**DIRECTION:**
Retype only what runs from the beginning of the data through the line with "1.68, 1.68, 1.71, 1.71, 1.19, 1.19, 0.70, 0.70]"; please omit the pictures and keep every line exact.

**SOURCE MATERIAL:**

■ ■ ■ ■ ■ ■ ■

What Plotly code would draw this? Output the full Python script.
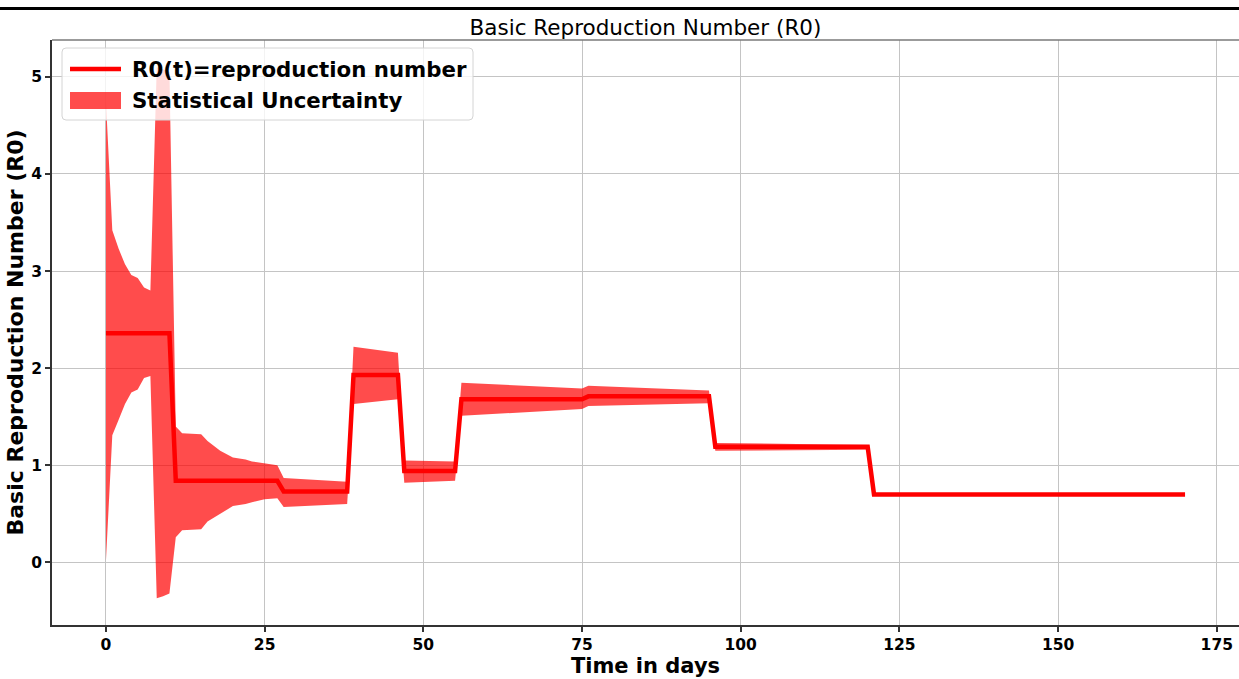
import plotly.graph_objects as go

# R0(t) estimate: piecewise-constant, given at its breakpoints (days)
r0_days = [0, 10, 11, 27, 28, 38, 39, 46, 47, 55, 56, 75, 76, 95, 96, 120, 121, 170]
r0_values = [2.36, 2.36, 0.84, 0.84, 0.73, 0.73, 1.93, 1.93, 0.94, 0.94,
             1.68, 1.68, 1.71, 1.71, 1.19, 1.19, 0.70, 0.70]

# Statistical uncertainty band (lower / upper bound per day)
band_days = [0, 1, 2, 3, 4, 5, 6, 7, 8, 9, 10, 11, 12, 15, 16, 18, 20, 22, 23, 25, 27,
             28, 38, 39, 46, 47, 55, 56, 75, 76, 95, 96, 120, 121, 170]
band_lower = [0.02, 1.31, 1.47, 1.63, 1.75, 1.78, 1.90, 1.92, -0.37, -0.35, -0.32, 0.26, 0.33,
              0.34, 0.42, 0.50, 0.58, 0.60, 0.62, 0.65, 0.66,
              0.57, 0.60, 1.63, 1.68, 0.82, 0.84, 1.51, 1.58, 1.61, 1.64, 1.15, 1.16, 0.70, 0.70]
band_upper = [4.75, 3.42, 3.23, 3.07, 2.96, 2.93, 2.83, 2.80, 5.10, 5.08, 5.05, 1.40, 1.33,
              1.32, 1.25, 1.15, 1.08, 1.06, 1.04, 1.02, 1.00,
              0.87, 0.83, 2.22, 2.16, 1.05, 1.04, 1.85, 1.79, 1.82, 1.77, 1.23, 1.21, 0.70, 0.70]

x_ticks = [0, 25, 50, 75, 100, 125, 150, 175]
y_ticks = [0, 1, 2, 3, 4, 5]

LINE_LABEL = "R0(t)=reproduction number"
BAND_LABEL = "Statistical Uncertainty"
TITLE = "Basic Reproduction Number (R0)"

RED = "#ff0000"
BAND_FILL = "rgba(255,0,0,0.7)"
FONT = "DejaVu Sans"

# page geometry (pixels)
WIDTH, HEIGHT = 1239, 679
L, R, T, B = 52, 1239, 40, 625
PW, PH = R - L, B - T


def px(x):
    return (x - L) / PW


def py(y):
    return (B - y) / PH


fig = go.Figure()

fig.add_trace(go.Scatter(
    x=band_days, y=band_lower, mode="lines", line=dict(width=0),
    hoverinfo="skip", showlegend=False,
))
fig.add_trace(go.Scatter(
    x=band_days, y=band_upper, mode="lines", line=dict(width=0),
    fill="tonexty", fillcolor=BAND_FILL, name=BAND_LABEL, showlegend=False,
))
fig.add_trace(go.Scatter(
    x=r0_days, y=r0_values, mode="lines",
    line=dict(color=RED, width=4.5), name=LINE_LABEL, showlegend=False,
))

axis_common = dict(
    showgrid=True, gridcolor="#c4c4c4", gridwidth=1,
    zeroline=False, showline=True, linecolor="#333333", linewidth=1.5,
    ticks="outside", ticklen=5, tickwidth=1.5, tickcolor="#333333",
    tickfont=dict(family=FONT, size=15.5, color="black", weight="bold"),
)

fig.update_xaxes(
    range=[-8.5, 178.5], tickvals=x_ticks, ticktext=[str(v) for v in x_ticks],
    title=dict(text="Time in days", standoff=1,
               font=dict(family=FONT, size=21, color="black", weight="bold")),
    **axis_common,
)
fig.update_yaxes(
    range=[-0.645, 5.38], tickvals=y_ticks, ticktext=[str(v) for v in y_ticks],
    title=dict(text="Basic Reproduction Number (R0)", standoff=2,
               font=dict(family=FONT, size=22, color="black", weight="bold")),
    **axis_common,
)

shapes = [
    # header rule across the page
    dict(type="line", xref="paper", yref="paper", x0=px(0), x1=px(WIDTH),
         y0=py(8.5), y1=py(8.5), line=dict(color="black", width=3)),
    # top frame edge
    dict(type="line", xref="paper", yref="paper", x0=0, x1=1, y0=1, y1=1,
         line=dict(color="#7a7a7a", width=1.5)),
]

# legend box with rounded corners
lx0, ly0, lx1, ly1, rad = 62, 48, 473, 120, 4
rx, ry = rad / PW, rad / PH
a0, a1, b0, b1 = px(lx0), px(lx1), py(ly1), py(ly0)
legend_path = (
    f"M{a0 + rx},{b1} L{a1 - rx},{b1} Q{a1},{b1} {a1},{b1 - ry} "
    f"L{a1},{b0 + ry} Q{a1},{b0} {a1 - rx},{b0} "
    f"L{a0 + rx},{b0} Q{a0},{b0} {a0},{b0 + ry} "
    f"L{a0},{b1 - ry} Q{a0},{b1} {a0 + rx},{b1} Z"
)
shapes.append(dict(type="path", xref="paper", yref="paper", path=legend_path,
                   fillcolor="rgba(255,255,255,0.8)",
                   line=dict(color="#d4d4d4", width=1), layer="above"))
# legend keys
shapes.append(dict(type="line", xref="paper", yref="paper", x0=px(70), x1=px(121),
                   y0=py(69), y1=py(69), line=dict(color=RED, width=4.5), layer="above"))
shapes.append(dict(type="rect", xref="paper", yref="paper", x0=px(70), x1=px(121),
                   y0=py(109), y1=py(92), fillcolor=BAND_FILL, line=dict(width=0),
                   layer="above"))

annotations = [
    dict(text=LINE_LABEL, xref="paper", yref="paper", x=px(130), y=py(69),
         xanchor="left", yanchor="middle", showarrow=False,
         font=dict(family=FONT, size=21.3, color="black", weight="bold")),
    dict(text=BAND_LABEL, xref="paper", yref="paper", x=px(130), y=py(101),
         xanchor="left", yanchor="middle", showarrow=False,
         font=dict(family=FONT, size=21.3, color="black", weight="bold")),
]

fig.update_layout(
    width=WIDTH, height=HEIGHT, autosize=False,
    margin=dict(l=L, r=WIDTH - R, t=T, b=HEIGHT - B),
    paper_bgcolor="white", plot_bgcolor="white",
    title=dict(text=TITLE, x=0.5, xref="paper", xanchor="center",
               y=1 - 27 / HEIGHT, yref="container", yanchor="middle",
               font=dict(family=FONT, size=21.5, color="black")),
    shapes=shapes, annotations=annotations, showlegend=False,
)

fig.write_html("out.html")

■ ■ ■ ■ ■ ■ ■

**ANSWER FOR THE TASK:**
What Plotly code would draw this? Output the full Python script.
import plotly.graph_objects as go

# R0(t) estimate: piecewise-constant, given at its breakpoints (days)
r0_days = [0, 10, 11, 27, 28, 38, 39, 46, 47, 55, 56, 75, 76, 95, 96, 120, 121, 170]
r0_values = [2.36, 2.36, 0.84, 0.84, 0.73, 0.73, 1.93, 1.93, 0.94, 0.94,
             1.68, 1.68, 1.71, 1.71, 1.19, 1.19, 0.70, 0.70]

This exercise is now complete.